I don’t know how to answer this one. I write what I’m able to, to the best of my abilities. I never really feel like I choose my subject matter; it’s just what I’m capable of at that time. So I’m not consciously forging a role for myself in the larger culture. I can’t speak for anyone else.

8 - Do you find the process of working with an outside editor difficult or essential (or both)?


Both. When I’m in the middle of working on something, everyone is an idiot but me. Then, when I’ve had a chance to get a bit of distance from the thing, I almost always take suggestions from my editors really well, and work to incorporate them. I decided early on to keep my inner diva in.

9 - What is the best piece of advice you've heard (not necessarily given to you directly)?

Write each book as though it will be your last; don’t try to keep anything back for the next book. Someone I know once got advice to this effect from Richard Ford.

10 - What kind of writing routine do you tend to keep, or do you even have one? How does a typical day (for you) begin?


I used to love to write in the morning, but I have two kids now and they usually have other plans for me. These days my writing time tends to be in the afternoons when my husband’s off work and can keep the kids out of my hair. And I can work while they’re napping, after they’re in bed, etc. I’ve got to the point where I can focus pretty quickly and get small but substantive things done in small amounts of time.

11 - When your writing gets stalled, where do you turn or return for (for lack of a better word) inspiration?


If something gets stuck I put it away for a while, and come back to it when I’m feeling less frustrated. That’s about it.

12 - What was your most recent Hallowe'en costume?

I was a kid! I don’t remember! Ask me another quirky one! I can be quirky!

13 - David W. McFadden once said that books come from books, but are there any other forms that influence your work, whether nature, music, science or visual art?


No, I think McFadden has it right (for me, anyway).

14 - What other writers or writings are important for your work, or simply your life outside of your work?


The writers I read and reread are Joy Williams, Richard Ford, Alice Munro, William Trevor, John Updike…. I read the New Yorker religiously and get really upset when someone takes it in the bathroom and gets it damp.

15 - What would you like to do that you haven't yet done?

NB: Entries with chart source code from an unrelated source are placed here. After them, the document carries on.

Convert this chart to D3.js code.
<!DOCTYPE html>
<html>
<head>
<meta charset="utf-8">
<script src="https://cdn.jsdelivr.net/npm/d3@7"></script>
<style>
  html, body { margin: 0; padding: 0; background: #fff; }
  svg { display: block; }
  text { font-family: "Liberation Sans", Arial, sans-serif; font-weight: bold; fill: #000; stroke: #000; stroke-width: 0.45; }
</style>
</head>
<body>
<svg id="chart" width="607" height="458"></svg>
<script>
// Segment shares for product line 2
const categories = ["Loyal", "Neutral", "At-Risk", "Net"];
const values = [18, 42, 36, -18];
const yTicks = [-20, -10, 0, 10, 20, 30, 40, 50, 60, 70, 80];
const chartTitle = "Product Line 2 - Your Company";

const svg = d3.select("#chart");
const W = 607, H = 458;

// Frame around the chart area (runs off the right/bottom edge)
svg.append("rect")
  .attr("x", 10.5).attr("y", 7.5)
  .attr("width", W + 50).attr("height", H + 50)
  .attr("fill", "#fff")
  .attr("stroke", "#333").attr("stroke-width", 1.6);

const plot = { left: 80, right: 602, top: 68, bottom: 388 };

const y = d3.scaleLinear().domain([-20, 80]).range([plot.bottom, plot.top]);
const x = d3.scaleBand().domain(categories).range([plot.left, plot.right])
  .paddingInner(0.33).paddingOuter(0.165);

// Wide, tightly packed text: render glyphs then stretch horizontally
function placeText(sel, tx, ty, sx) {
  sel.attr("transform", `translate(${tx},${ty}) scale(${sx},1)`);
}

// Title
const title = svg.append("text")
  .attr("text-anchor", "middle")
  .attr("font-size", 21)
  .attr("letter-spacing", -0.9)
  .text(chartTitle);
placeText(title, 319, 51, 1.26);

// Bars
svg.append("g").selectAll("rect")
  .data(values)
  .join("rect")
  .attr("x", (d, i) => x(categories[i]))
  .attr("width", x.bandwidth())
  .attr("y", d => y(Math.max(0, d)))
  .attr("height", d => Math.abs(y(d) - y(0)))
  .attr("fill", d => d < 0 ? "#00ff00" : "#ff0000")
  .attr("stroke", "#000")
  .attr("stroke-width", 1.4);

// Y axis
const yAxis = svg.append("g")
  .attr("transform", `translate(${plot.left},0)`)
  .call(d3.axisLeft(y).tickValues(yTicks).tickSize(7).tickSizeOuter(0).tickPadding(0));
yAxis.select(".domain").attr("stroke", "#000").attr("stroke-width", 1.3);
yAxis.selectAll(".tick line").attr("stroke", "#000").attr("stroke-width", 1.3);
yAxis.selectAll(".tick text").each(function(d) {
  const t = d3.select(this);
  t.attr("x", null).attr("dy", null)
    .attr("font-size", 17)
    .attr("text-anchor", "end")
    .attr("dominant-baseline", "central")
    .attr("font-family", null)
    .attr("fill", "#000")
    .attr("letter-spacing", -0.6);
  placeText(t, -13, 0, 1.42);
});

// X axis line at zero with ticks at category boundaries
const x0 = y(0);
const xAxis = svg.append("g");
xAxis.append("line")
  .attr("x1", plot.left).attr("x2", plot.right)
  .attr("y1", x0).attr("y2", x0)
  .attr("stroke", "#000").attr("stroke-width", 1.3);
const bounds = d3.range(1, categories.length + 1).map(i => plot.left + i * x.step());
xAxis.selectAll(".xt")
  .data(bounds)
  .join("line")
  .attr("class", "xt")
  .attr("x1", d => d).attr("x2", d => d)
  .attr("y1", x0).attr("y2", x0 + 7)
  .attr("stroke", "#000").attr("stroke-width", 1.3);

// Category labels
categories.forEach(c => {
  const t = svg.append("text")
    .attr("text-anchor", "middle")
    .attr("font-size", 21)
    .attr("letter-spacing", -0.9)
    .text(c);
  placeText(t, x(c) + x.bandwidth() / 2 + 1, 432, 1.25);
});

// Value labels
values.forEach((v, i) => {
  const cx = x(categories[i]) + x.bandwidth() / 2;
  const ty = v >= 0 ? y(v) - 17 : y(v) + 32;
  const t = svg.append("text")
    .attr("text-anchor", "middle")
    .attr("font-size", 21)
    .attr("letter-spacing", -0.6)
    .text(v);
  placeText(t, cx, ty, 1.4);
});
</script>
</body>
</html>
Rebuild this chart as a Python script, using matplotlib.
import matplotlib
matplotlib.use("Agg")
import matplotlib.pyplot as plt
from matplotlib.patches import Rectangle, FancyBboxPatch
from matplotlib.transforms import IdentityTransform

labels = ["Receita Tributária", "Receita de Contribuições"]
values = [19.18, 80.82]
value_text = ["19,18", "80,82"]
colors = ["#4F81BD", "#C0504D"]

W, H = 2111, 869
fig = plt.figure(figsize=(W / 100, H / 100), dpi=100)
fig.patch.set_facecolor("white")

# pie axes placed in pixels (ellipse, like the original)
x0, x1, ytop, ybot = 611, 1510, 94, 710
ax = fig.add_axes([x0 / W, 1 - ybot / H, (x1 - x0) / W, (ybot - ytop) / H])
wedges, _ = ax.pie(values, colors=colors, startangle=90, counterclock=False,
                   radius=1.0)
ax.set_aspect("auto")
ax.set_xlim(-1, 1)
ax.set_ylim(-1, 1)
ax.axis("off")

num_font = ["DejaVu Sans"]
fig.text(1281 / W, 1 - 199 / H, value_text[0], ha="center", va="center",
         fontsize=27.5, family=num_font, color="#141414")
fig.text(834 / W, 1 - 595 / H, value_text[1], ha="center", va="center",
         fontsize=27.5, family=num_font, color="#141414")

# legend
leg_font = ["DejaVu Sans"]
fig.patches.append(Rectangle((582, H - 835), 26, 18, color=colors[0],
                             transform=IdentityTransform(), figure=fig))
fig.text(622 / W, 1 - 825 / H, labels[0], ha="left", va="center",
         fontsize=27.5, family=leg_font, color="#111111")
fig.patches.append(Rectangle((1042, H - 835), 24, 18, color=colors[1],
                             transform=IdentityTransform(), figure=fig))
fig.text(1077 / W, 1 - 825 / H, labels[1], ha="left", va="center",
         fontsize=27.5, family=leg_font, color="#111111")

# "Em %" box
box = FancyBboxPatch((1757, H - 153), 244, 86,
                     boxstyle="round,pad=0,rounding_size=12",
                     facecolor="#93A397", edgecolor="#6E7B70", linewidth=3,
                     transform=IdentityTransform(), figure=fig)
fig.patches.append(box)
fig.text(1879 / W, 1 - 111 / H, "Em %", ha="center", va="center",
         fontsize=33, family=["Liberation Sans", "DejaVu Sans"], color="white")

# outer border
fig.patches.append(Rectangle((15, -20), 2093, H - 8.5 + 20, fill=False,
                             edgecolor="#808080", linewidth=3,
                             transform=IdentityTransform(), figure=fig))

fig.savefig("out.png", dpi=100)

Run a marathon in less than four hours.

16 - If you could pick any other occupation to attempt, what would it be? Or, alternately, what do you think you would have ended up doing had you not been a writer?

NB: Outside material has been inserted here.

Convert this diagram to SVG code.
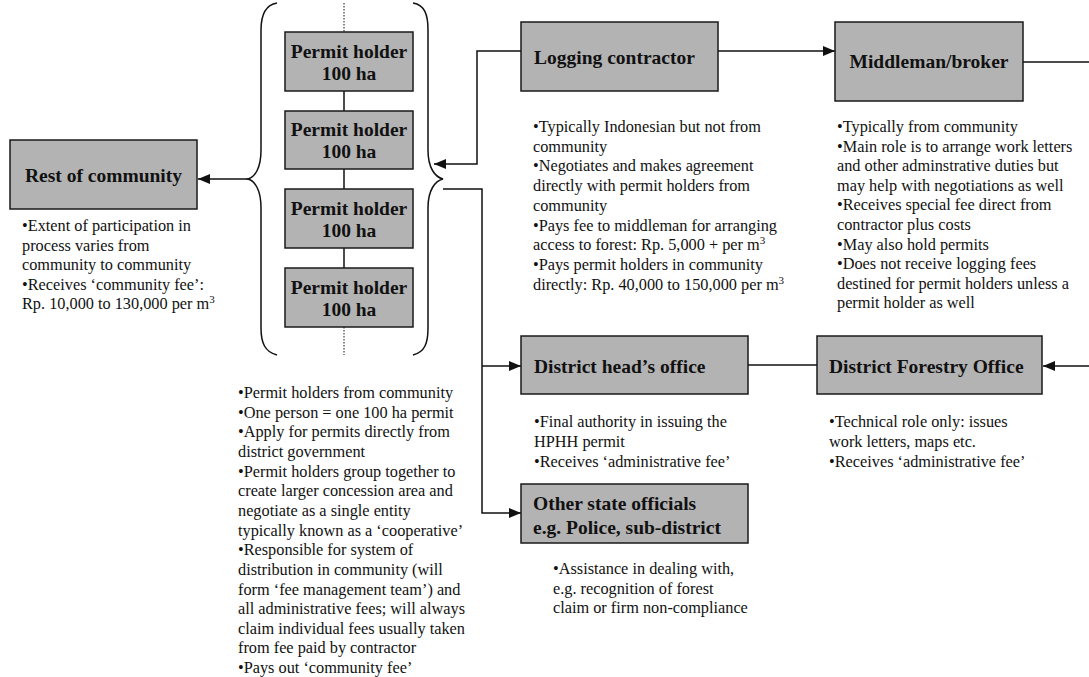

Sometimes I fantasize about taking a PhD in law and having an academic career. I wouldn’t have made a good lawyer but I like thinking and reading and writing about ethics. I’ve done a fair bit of teaching of one sort or another and I think I could have done that.

17 - What made you write, as opposed to doing something else?

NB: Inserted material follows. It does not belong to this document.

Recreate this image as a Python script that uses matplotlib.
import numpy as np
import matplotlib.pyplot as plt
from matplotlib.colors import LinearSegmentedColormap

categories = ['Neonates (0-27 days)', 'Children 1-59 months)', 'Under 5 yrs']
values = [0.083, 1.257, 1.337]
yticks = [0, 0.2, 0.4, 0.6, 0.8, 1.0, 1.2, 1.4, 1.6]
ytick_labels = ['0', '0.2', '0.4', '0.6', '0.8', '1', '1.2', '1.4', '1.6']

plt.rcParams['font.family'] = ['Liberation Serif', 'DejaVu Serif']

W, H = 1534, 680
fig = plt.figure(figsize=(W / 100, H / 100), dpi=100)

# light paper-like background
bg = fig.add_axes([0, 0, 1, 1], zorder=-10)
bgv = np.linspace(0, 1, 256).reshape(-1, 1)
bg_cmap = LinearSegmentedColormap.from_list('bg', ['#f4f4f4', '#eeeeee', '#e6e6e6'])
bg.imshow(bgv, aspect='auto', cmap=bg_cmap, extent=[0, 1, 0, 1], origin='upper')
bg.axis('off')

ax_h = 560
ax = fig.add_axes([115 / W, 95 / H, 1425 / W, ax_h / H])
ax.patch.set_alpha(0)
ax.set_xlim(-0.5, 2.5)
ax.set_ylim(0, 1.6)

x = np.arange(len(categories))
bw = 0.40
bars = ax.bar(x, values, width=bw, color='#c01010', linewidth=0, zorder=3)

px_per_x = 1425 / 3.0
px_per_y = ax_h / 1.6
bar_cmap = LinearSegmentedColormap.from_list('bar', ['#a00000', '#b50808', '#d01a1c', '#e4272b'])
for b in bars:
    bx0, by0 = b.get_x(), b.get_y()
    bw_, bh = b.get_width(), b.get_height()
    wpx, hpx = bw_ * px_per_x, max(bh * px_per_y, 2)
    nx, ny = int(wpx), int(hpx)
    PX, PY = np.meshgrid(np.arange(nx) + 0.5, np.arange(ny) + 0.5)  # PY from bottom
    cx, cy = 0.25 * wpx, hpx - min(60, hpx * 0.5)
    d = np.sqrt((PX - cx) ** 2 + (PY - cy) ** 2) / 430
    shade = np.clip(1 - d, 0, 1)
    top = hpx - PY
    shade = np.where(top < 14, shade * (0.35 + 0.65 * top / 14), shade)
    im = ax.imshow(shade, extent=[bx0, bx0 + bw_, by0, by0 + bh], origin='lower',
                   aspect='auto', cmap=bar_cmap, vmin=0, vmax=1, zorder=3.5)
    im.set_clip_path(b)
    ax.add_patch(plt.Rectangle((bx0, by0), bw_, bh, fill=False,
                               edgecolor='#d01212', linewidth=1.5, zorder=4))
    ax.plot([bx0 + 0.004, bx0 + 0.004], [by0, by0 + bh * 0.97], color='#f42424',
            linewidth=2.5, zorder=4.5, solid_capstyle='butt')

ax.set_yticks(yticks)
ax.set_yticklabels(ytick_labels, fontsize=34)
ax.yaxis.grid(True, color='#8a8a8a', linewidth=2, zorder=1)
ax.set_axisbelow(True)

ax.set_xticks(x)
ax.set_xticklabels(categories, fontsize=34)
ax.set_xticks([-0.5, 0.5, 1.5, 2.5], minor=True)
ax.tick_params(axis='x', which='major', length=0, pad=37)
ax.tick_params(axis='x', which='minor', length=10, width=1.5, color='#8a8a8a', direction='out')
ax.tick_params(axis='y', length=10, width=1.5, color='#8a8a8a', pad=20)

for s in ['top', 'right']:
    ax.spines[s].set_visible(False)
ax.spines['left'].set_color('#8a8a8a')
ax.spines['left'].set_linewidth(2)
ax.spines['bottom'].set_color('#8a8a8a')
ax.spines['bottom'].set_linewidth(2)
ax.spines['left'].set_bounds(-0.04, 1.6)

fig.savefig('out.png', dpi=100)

I don’t know. It’s just something that’s always been there. Before I could read, I dictated stories to my mom and then drew pictures around what she’d written. I always knew writing stories was going to be my thing.

18 - What was the last great book you read? What was the last great film?


I sat on the Rogers Writers’ Trust jury last year and got to read pretty much everything published in Canada in 2007/8. So I read lots of good stuff. Memorably, Miriam Toews The Flying Troutmans, Lee Henderson The Man Game, Stan Dragland The Drowned Lands, Rivka Galchen Atmospheric Disturbances, Ahmad Saidullah Happiness and Other Disorders, Craig Boyko Blackouts.

Last great movie would be The Diving Bell and the Butterfly. I rented it a few months ago.

19 - What are you currently working on?

I’m working on a sequel to my kids book, All-Season Edie, tentatively entitled Encore Edie. I’m also thinking about a sequel to The Golden Mean, but haven’t started writing it yet.